● **PROBLEM REQUIREMENTS**
Copy exactly the lines that run from the top of the listing to the line containing "import numpy as np", both ends included, and omit the pictures.

● **DATA SEGMENT**
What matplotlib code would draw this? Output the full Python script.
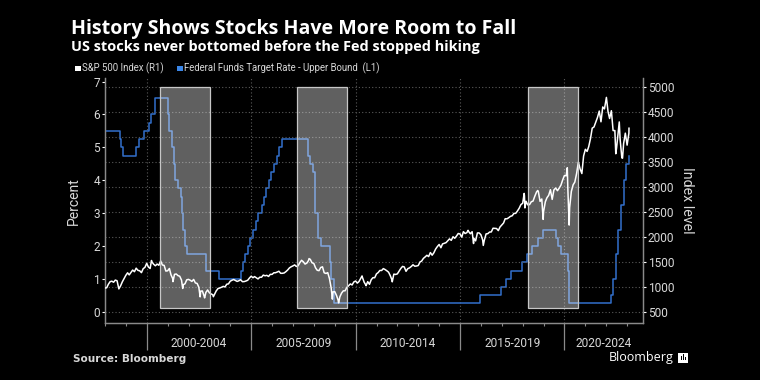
import matplotlib
matplotlib.use("Agg")
import matplotlib.pyplot as plt
import matplotlib.dates as mdates
import matplotlib.transforms as mtransforms
from matplotlib.patches import Rectangle
import pandas as pd
import numpy as np

# Fed funds target rate, upper bound (date of change, new level)
rate_dates = ["1998-01-01", "1998-09-29", "1998-10-15", "1998-11-17",
              "1999-06-30", "1999-08-24", "1999-11-16", "2000-02-02", "2000-03-21", "2000-05-16",
              "2001-01-03", "2001-01-31", "2001-03-20", "2001-04-18", "2001-05-15", "2001-06-27",
              "2001-08-21", "2001-09-17", "2001-10-02", "2001-11-06", "2001-12-11",
              "2002-11-06", "2003-06-25",
              "2004-06-30", "2004-08-10", "2004-09-21", "2004-11-10", "2004-12-14",
              "2005-02-02", "2005-03-22", "2005-05-03", "2005-06-30", "2005-08-09", "2005-09-20",
              "2005-11-01", "2005-12-13", "2006-01-31", "2006-03-28", "2006-05-10", "2006-06-29",
              "2007-09-18", "2007-10-31", "2007-12-11", "2008-01-22", "2008-01-30", "2008-03-18",
              "2008-04-30", "2008-10-08", "2008-10-29", "2008-12-16",
              "2015-12-16", "2016-12-14", "2017-03-15", "2017-06-14", "2017-12-13",
              "2018-03-21", "2018-06-13", "2018-09-26", "2018-12-19",
              "2019-07-31", "2019-09-18", "2019-10-30", "2020-03-03", "2020-03-15",
              "2022-03-16", "2022-05-04", "2022-06-15", "2022-07-27", "2022-09-21",
              "2022-11-02", "2022-12-14", "2023-02-01", "2023-02-03"]
rate_values = [5.5, 5.25, 5.0, 4.75,
               5.0, 5.25, 5.5, 5.75, 6.0, 6.5,
               6.0, 5.5, 5.0, 4.5, 4.0, 3.75,
               3.5, 3.0, 2.5, 2.0, 1.75,
               1.25, 1.0,
               1.25, 1.5, 1.75, 2.0, 2.25,
               2.5, 2.75, 3.0, 3.25, 3.5, 3.75,
               4.0, 4.25, 4.5, 4.75, 5.0, 5.25,
               4.75, 4.5, 4.25, 3.5, 3.0, 2.25,
               2.0, 1.5, 1.0, 0.25,
               0.5, 0.75, 1.0, 1.25, 1.5,
               1.75, 2.0, 2.25, 2.5,
               2.25, 2.0, 1.75, 1.25, 0.25,
               0.5, 1.0, 1.75, 2.5, 3.25,
               4.0, 4.5, 4.75, 4.75]

# S&P 500 month-end levels, Jan 1998 - Jan 2023
spx_monthly = [
    980, 1049, 1102, 1112, 1091, 1134, 1121, 957, 1017, 1099, 1164, 1229,
    1280, 1238, 1286, 1335, 1302, 1373, 1329, 1320, 1283, 1363, 1389, 1469,
    1394, 1366, 1499, 1452, 1421, 1455, 1431, 1518, 1437, 1429, 1315, 1320,
    1366, 1240, 1160, 1249, 1256, 1224, 1211, 1134, 1041, 1060, 1139, 1148,
    1130, 1107, 1147, 1077, 1067, 990, 912, 916, 815, 886, 936, 880,
    856, 841, 848, 917, 964, 975, 990, 1008, 996, 1051, 1058, 1112,
    1131, 1145, 1126, 1107, 1121, 1141, 1102, 1104, 1115, 1130, 1174, 1212,
    1181, 1204, 1181, 1157, 1192, 1191, 1234, 1220, 1229, 1207, 1249, 1248,
    1280, 1281, 1295, 1311, 1270, 1270, 1277, 1304, 1336, 1378, 1401, 1418,
    1438, 1407, 1421, 1482, 1531, 1503, 1455, 1474, 1527, 1549, 1481, 1468,
    1379, 1331, 1323, 1386, 1400, 1280, 1267, 1283, 1165, 969, 896, 903,
    826, 735, 798, 873, 919, 919, 987, 1021, 1057, 1036, 1096, 1115,
    1074, 1104, 1169, 1187, 1089, 1031, 1102, 1049, 1141, 1183, 1181, 1258,
    1286, 1327, 1326, 1364, 1345, 1321, 1292, 1219, 1131, 1253, 1247, 1258,
    1312, 1366, 1408, 1398, 1310, 1362, 1379, 1407, 1441, 1412, 1416, 1426,
    1498, 1515, 1569, 1598, 1631, 1606, 1686, 1633, 1682, 1757, 1806, 1848,
    1783, 1859, 1872, 1884, 1924, 1960, 1931, 2003, 1972, 2018, 2068, 2059,
    1995, 2105, 2068, 2086, 2107, 2063, 2104, 1972, 1920, 2079, 2080, 2044,
    1940, 1932, 2060, 2065, 2097, 2099, 2174, 2171, 2168, 2126, 2199, 2239,
    2279, 2364, 2363, 2384, 2412, 2423, 2470, 2472, 2519, 2575, 2648, 2674,
    2824, 2714, 2641, 2648, 2705, 2718, 2816, 2902, 2914, 2712, 2760, 2507,
    2704, 2784, 2834, 2946, 2752, 2942, 2980, 2926, 2977, 3038, 3141, 3231,
    3226, 2954, 2585, 2912, 3044, 3100, 3271, 3500, 3363, 3270, 3622, 3756,
    3714, 3811, 3973, 4181, 4204, 4298, 4395, 4523, 4308, 4605, 4567, 4766,
    4516, 4374, 4530, 4132, 4132, 3785, 4130, 3955, 3586, 3872, 4080, 3840,
    4077]
spx_start = "1998-01-31"

# intra-month highs and lows visible on the chart
spx_extra_dates = ["1998-01-02", "2000-03-24", "2001-04-04", "2001-09-21", "2002-07-23",
                   "2002-10-09", "2003-03-11", "2007-10-09", "2008-11-20", "2009-03-09",
                   "2010-04-23", "2010-07-02", "2011-04-29", "2011-10-03", "2015-05-21",
                   "2015-08-25", "2016-02-11", "2018-01-26", "2018-02-08", "2018-09-20",
                   "2018-12-24", "2020-02-19", "2020-03-23", "2022-01-03", "2022-06-16",
                   "2022-08-16", "2022-10-12", "2023-02-02"]
spx_extra_values = [975, 1527, 1103, 966, 798,
                    777, 800, 1565, 752, 677,
                    1217, 1022, 1364, 1099, 2131,
                    1867, 1829, 2872, 2581, 2930,
                    2351, 3386, 2237, 4797, 3667,
                    4305, 3577, 4179]

# shaded periods
shade_starts = ["2000-08-25", "2007-03-20", "2018-04-10"]
shade_ends = ["2003-01-10", "2009-08-05", "2020-08-20"]

period_labels = ["2000-2004", "2005-2009", "2010-2014", "2015-2019", "2020-2024"]
period_years = [2000, 2005, 2010, 2015, 2020]

bg = "black"
txt = "#d8d8d8"
grid_c = "#5a5a5a"
spine_c = "#8a8a8a"
blue = "#3270cc"
font = ["Roboto", "DejaVu Sans"]

spx = pd.Series(spx_monthly, index=pd.date_range(spx_start, periods=len(spx_monthly), freq="ME"))
spx = pd.concat([spx, pd.Series(spx_extra_values, index=pd.to_datetime(spx_extra_dates))]).sort_index()
rate_d = pd.to_datetime(rate_dates)

fig = plt.figure(figsize=(7.6, 3.8), dpi=100, facecolor=bg)
ax = fig.add_axes([105 / 760, 1 - 323.3 / 380, 538 / 760, 245 / 380])
ax.set_facecolor(bg)
ax2 = ax.twinx()

ax.step(rate_d, rate_values, where="post", color=blue, lw=1.1, zorder=3)
ax2.plot(spx.index, spx.values, color="white", lw=1.1, zorder=3)

for s, e in zip(shade_starts, shade_ends):
    x0 = mdates.date2num(pd.Timestamp(s))
    x1 = mdates.date2num(pd.Timestamp(e))
    ax2.add_patch(Rectangle((x0, 574), x1 - x0, 5000 - 574, facecolor=(1, 1, 1, 0.38),
                            edgecolor=(0.78, 0.78, 0.78, 1), lw=0.9, zorder=5))

ax.set_xlim(pd.Timestamp("1998-01-01"), pd.Timestamp("2023-10-05"))
ax.set_ylim(-0.353, 7.10)
ax2.set_ylim(267.4, 5180)

ax.set_yticks(range(0, 8))
ax2.set_yticks(range(500, 5001, 500))
ax2.grid(axis="y", color=grid_c, linestyle=(0, (1, 2)), lw=0.8)
ax.grid(axis="x", which="major", color=grid_c, linestyle=(0, (1, 2)), lw=0.8)

ax.xaxis.set_major_locator(mdates.YearLocator(5))
ax.xaxis.set_minor_locator(mdates.YearLocator(1))
ax.xaxis.set_major_formatter(plt.NullFormatter())
ax.tick_params(axis="x", which="major", length=19.5, width=0.9, color=spine_c)
ax.tick_params(axis="x", which="minor", length=2.2, width=0.8, color=spine_c)
ax.tick_params(axis="y", length=2.5, width=0.8, color="white", labelcolor=txt, labelsize=8.6, pad=1)
ax2.tick_params(axis="y", length=2.5, width=0.8, color="white", labelcolor=txt, labelsize=8.6, pad=1)
for lab in ax.get_yticklabels() + ax2.get_yticklabels():
    lab.set_family(font)

for a in (ax, ax2):
    a.spines["top"].set_visible(False)
    for side in ("left", "right", "bottom"):
        a.spines[side].set_color(spine_c)
        a.spines[side].set_linewidth(0.9)

ax.set_ylabel("Percent", color=txt, fontsize=10, family=font, labelpad=9)
ax2.set_ylabel("Index level", color=txt, fontsize=10.3, family=font, rotation=270, labelpad=14)

trans = mtransforms.blended_transform_factory(ax.transData, fig.transFigure)
xmax = ax.get_xlim()[1]
for i, (lab, yr) in enumerate(zip(period_labels, period_years)):
    x0 = mdates.date2num(pd.Timestamp(f"{yr}-01-01"))
    x1 = mdates.date2num(pd.Timestamp(f"{yr + 5}-01-01")) if i < len(period_years) - 1 else xmax
    ax.text((x0 + x1) / 2, 1 - 343.3 / 380, lab, transform=trans, ha="center", va="center",
            color=txt, fontsize=8.6, family=font)

# titles and legend
fig.text(71 / 760, 1 - 34.3 / 380, "History Shows Stocks Have More Room to Fall",
         color="white", fontsize=14.1, fontweight="bold", family="Open Sans", va="baseline")
fig.text(71 / 760, 1 - 51.5 / 380, "US stocks never bottomed before the Fed stopped hiking",
         color="white", fontsize=10.45, fontweight="bold", family="Open Sans", va="baseline")

fig.patches.append(Rectangle((75 / 760, 1 - 71 / 380), 5.5 / 760, 5.5 / 380, transform=fig.transFigure,
                             facecolor="white", edgecolor="none"))
fig.text(82.5 / 760, 1 - 68.3 / 380, "S&P 500 Index (R1)", color=txt, fontsize=6.9,
         family=font, va="center")
fig.patches.append(Rectangle((177 / 760, 1 - 71 / 380), 5.5 / 760, 5.5 / 380, transform=fig.transFigure,
                             facecolor="#3a86e8", edgecolor="none"))
fig.text(184.5 / 760, 1 - 68.3 / 380, "Federal Funds Target Rate - Upper Bound  (L1)", color=txt,
         fontsize=6.9, family=font, va="center")

# footer
fig.text(73 / 760, 1 - 358.7 / 380, "Source: Bloomberg", color=txt, fontsize=7.6,
         fontweight="bold", family="DejaVu Sans", va="center")
fig.text(674 / 760, 1 - 357 / 380, "Bloomberg", color="white", fontsize=9,
         family="Open Sans", va="center", ha="right")
fig.patches.append(Rectangle((678 / 760, 1 - 362.5 / 380), 10 / 760, 10 / 380, transform=fig.transFigure,
                             facecolor="white", edgecolor="none"))
for bx, bh in zip([681, 683, 685], [4, 6, 3]):
    fig.patches.append(Rectangle((bx / 760, 1 - 360 / 380), 1 / 760, bh / 380, transform=fig.transFigure,
                                 facecolor="black", edgecolor="none"))

fig.savefig("out.png", dpi=100, facecolor=bg)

● **TASK RESULT**
What matplotlib code would draw this? Output the full Python script.
import matplotlib
matplotlib.use("Agg")
import matplotlib.pyplot as plt
import matplotlib.dates as mdates
import matplotlib.transforms as mtransforms
from matplotlib.patches import Rectangle
import pandas as pd
import numpy as np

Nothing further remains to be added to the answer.